MINE suppliers and contractors have warned mining companies against using the new tax regime to penalise them.

Mines Suppliers and Contractors’ Association president, Augustine Mubanga, said the new tax regime should not be used as an excuse to delay payment as well as discard local suppliers and contractors.

The Chamber of Mines has warned that the new tax regime, which has raised royalties from six per cent to 20 per cent on open cast mine and eight per cent on underground mines, will severely hurt mining companies.

Already contending with a plunge in copper prices that have slashed their profits, mining companies are unnerved by the swift policy change and say they are unlikely to invest more in projects in the country whatever the outcome.

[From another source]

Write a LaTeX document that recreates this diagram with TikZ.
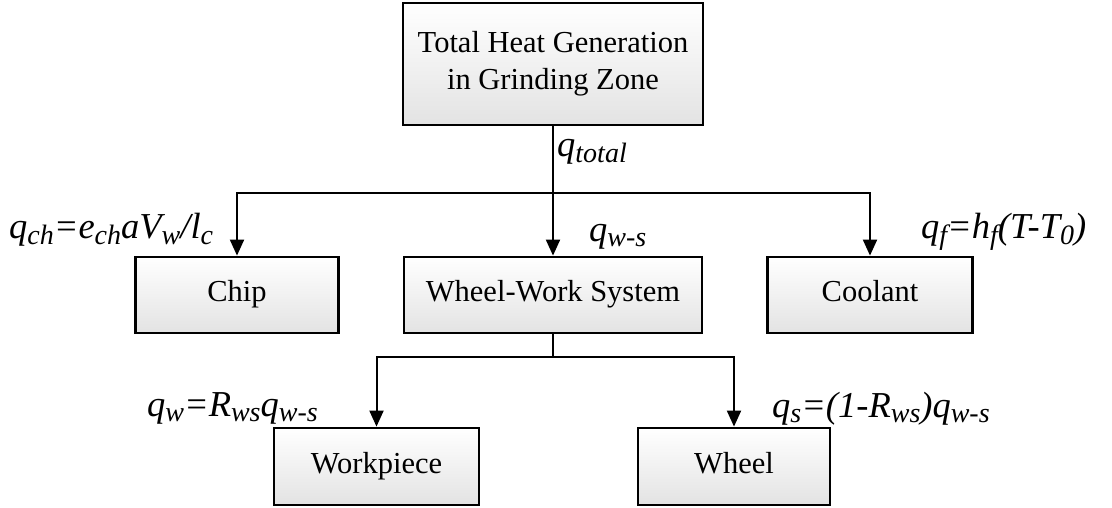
\documentclass[tikz,border=0pt]{standalone}
\usepackage{fontspec}
\setmainfont{Liberation Serif}
\usetikzlibrary{arrows.meta}

% italic formula text with lowered, smaller subscripts
\newcommand\lbfont{\fontsize{36.5}{42}\selectfont\itshape}
\newcommand\sbx[1]{\raisebox{-0.16em}{\fontsize{28}{32}\selectfont #1}}

\tikzset{
  block/.style={draw=black, line width=2.8pt, top color=white, bottom color=black!11,
    minimum height=76pt, align=center, inner sep=0pt,
    text height=21pt, text depth=8pt,
    font=\fontsize{30.5}{37}\selectfont},
  flow/.style={line width=2pt, -{Triangle[length=16pt,width=14pt]}},
  link/.style={line width=2pt},
  formula/.style={inner sep=0pt, font=\lbfont},
}

\begin{document}
\begin{tikzpicture}[x=1pt, y=-1pt]
\useasboundingbox (0,0) rectangle (1112,508);

% boxes
\node[block, minimum width=300pt, minimum height=122pt, text height=, text depth=]
  (total) at (553,64) {Total Heat Generation\\in Grinding Zone};
\node[block, minimum width=203pt] (chip) at (237,295) {Chip};
\node[block, minimum width=298pt] (ws) at (553,295) {Wheel-Work System};
\node[block, minimum width=205pt] (cool) at (870,295) {Coolant};
\node[block, minimum width=205pt, minimum height=77pt] (work) at (376.5,466.5) {Workpiece};
\node[block, minimum width=192pt, minimum height=77pt] (wheel) at (734,466.5) {Wheel};

% branch points
\coordinate (b1) at (553,193);
\coordinate (b2) at (553,357);

% first level distribution
\draw[link] (total.south) -- (b1);
\draw[flow] (b1) -- (ws.north);
\draw[flow] (b1) -| (chip.north);
\draw[flow] (b1) -| (cool.north);

% second level distribution
\draw[link] (ws.south) -- (b2);
\draw[flow] (b2) -| (work.north);
\draw[flow] (b2) -| (wheel.north);

% heat flux labels
\node[formula, anchor=base west] (lt) at (557,157) {q\sbx{total}};
\node[formula, anchor=base west] (lch) at (9,239)
  {q\sbx{ch}=e\sbx{ch}aV\sbx{w}/l\sbx{c}};
\node[formula, anchor=base west] (lws) at (589,241) {q\sbx{w-s}};
\node[formula, anchor=base west] (lf) at (921,239)
  {q\sbx{f}=h\sbx{f}(T-T\sbx{0})};
\node[formula, anchor=base west] (lw) at (147,416)
  {q\sbx{w}=R\sbx{ws}q\sbx{w-s}};
\node[formula, anchor=base west] (ls) at (772,417)
  {q\sbx{s}=(1-R\sbx{ws})q\sbx{w-s}};
\end{tikzpicture}
\end{document}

“The new tax regime has not yet impacted the payments to the suppliers and contractors but there are some mines that are trying to take advantage of the situation but our appeal to all mines is to exercise genuineness and support the local suppliers and contractors the same way they support the foreign suppliers and contractors,” said Mubanga, adding that the mines should not discard the local suppliers and contractors “in the name of tax changes.”

Canadian company Barrick has announced that it would shut down its costly Lumwana mine.

Vedanta Resources, Konkola Copper Mines’’ majority shareholder, which employs about 8,000 staff in Zambia, has also said the new tax regime would cost it US $15 million in core earnings in the first quarter this year and has started a “deep review” of its mining operations Zambia.

“Our priority is to make sure that the business is viable, sustainable and generates positive cash flow. We’’ll look at all options,” Vedanta chief executive, Tom Albanese, said when asked whether job cuts were a possibility.